> **Task prompt**
Would you write out the listing verbatim and skip every picture in it?
■ ■ ■
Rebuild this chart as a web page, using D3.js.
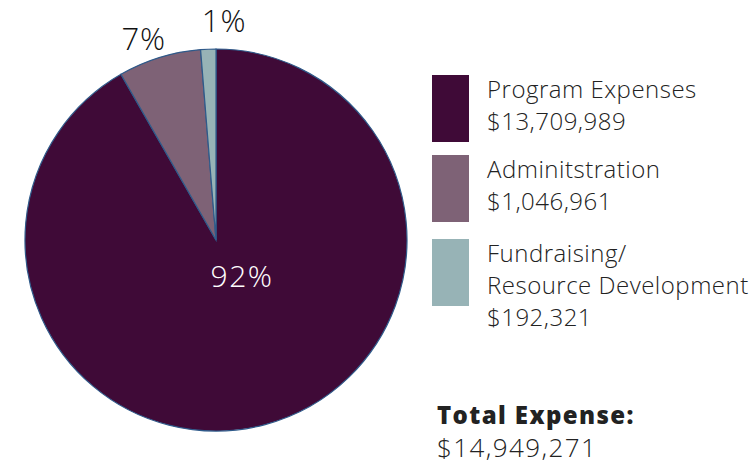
<!DOCTYPE html>
<html><head><meta charset="utf-8">
<script src="https://cdn.jsdelivr.net/npm/d3@7"></script>
<style>body{margin:0;background:#fff}svg{display:block}</style>
</head><body><svg width="756" height="466"></svg>
<script>
const categories = ["Program Expenses", "Adminitstration", "Fundraising/\nResource Development"];
const amounts = [13709989, 1046961, 192321];
const amountLabels = ["$13,709,989", "$1,046,961", "$192,321"];
const percentLabels = ["92%", "7%", "1%"];
const colors = ["#3f0a37", "#7e6276", "#97b3b6"];
const totalLabel = "Total Expense:";
const totalValue = "$14,949,271";

const svg = d3.select("svg");
const font = "'Open Sans', 'Lato', sans-serif";
const cx = 216, cy = 240, r = 191;
const pie = d3.pie().sort(null).value(d => d)(amounts);
const arc = d3.arc().innerRadius(0).outerRadius(r);
const g = svg.append("g").attr("transform", `translate(${cx},${cy})`);
g.selectAll("path").data(pie).join("path")
  .attr("d", arc).attr("fill", (d, i) => colors[i])
  .attr("stroke", "#2f5a8a").attr("stroke-width", 1.2);

g.append("text").attr("x", 26).attr("y", 47).attr("text-anchor", "middle")
  .attr("fill", "#fff").attr("font-family", font).attr("font-weight", 300)
  .attr("font-size", 30).attr("letter-spacing", 1.5).text(percentLabels[0]);
const outerR = [0, 210, 219], dxs = [0, -10, 17];
[1, 2].forEach(i => {
  const o = d3.arc().innerRadius(outerR[i]).outerRadius(outerR[i]);
  const c = o.centroid(pie[i]);
  g.append("text").attr("x", c[0] + dxs[i]).attr("y", c[1] + 11)
    .attr("text-anchor", "middle").attr("fill", "#111").attr("font-family", font)
    .attr("font-weight", 300).attr("font-size", 31).attr("letter-spacing", 1).text(percentLabels[i]);
});

const legY = [75, 155, 239];
categories.forEach((c, i) => {
  svg.append("rect").attr("x", 432).attr("y", legY[i]).attr("width", 37).attr("height", 67).attr("fill", colors[i]);
  const lines = c.split("\n").concat([amountLabels[i]]);
  const t = svg.append("text").attr("x", 487).attr("y", legY[i] + 23)
    .attr("font-family", font).attr("font-weight", 300).attr("font-size", 24)
    .attr("letter-spacing", 0.5).attr("fill", "#222");
  lines.forEach((l, j) => t.append("tspan").attr("x", 487).attr("dy", j === 0 ? 0 : 32).text(l));
});
svg.append("text").attr("x", 437).attr("y", 424).attr("font-family", font).attr("font-weight", 800)
  .attr("font-size", 24).attr("letter-spacing", 1.4).attr("fill", "#222").text(totalLabel);
svg.append("text").attr("x", 437).attr("y", 457).attr("font-family", font).attr("font-weight", 300)
  .attr("font-size", 26).attr("letter-spacing", 1.4).attr("fill", "#222").text(totalValue);
</script></body></html>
■ ■ ■
> **Complete output**
Rebuild this chart as a web page, using D3.js.
<!DOCTYPE html>
<html><head><meta charset="utf-8">
<script src="https://cdn.jsdelivr.net/npm/d3@7"></script>
<style>body{margin:0;background:#fff}svg{display:block}</style>
</head><body><svg width="756" height="466"></svg>
<script>
const categories = ["Program Expenses", "Adminitstration", "Fundraising/\nResource Development"];
const amounts = [13709989, 1046961, 192321];
const amountLabels = ["$13,709,989", "$1,046,961", "$192,321"];
const percentLabels = ["92%", "7%", "1%"];
const colors = ["#3f0a37", "#7e6276", "#97b3b6"];
const totalLabel = "Total Expense:";
const totalValue = "$14,949,271";

const svg = d3.select("svg");
const font = "'Open Sans', 'Lato', sans-serif";
const cx = 216, cy = 240, r = 191;
const pie = d3.pie().sort(null).value(d => d)(amounts);
const arc = d3.arc().innerRadius(0).outerRadius(r);
const g = svg.append("g").attr("transform", `translate(${cx},${cy})`);
g.selectAll("path").data(pie).join("path")
  .attr("d", arc).attr("fill", (d, i) => colors[i])
  .attr("stroke", "#2f5a8a").attr("stroke-width", 1.2);

g.append("text").attr("x", 26).attr("y", 47).attr("text-anchor", "middle")
  .attr("fill", "#fff").attr("font-family", font).attr("font-weight", 300)
  .attr("font-size", 30).attr("letter-spacing", 1.5).text(percentLabels[0]);
const outerR = [0, 210, 219], dxs = [0, -10, 17];
[1, 2].forEach(i => {
  const o = d3.arc().innerRadius(outerR[i]).outerRadius(outerR[i]);
  const c = o.centroid(pie[i]);
  g.append("text").attr("x", c[0] + dxs[i]).attr("y", c[1] + 11)
    .attr("text-anchor", "middle").attr("fill", "#111").attr("font-family", font)
    .attr("font-weight", 300).attr("font-size", 31).attr("letter-spacing", 1).text(percentLabels[i]);
});

const legY = [75, 155, 239];
categories.forEach((c, i) => {
  svg.append("rect").attr("x", 432).attr("y", legY[i]).attr("width", 37).attr("height", 67).attr("fill", colors[i]);
  const lines = c.split("\n").concat([amountLabels[i]]);
  const t = svg.append("text").attr("x", 487).attr("y", legY[i] + 23)
    .attr("font-family", font).attr("font-weight", 300).attr("font-size", 24)
    .attr("letter-spacing", 0.5).attr("fill", "#222");
  lines.forEach((l, j) => t.append("tspan").attr("x", 487).attr("dy", j === 0 ? 0 : 32).text(l));
});
svg.append("text").attr("x", 437).attr("y", 424).attr("font-family", font).attr("font-weight", 800)
  .attr("font-size", 24).attr("letter-spacing", 1.4).attr("fill", "#222").text(totalLabel);
svg.append("text").attr("x", 437).attr("y", 457).attr("font-family", font).attr("font-weight", 300)
  .attr("font-size", 26).attr("letter-spacing", 1.4).attr("fill", "#222").text(totalValue);
</script></body></html>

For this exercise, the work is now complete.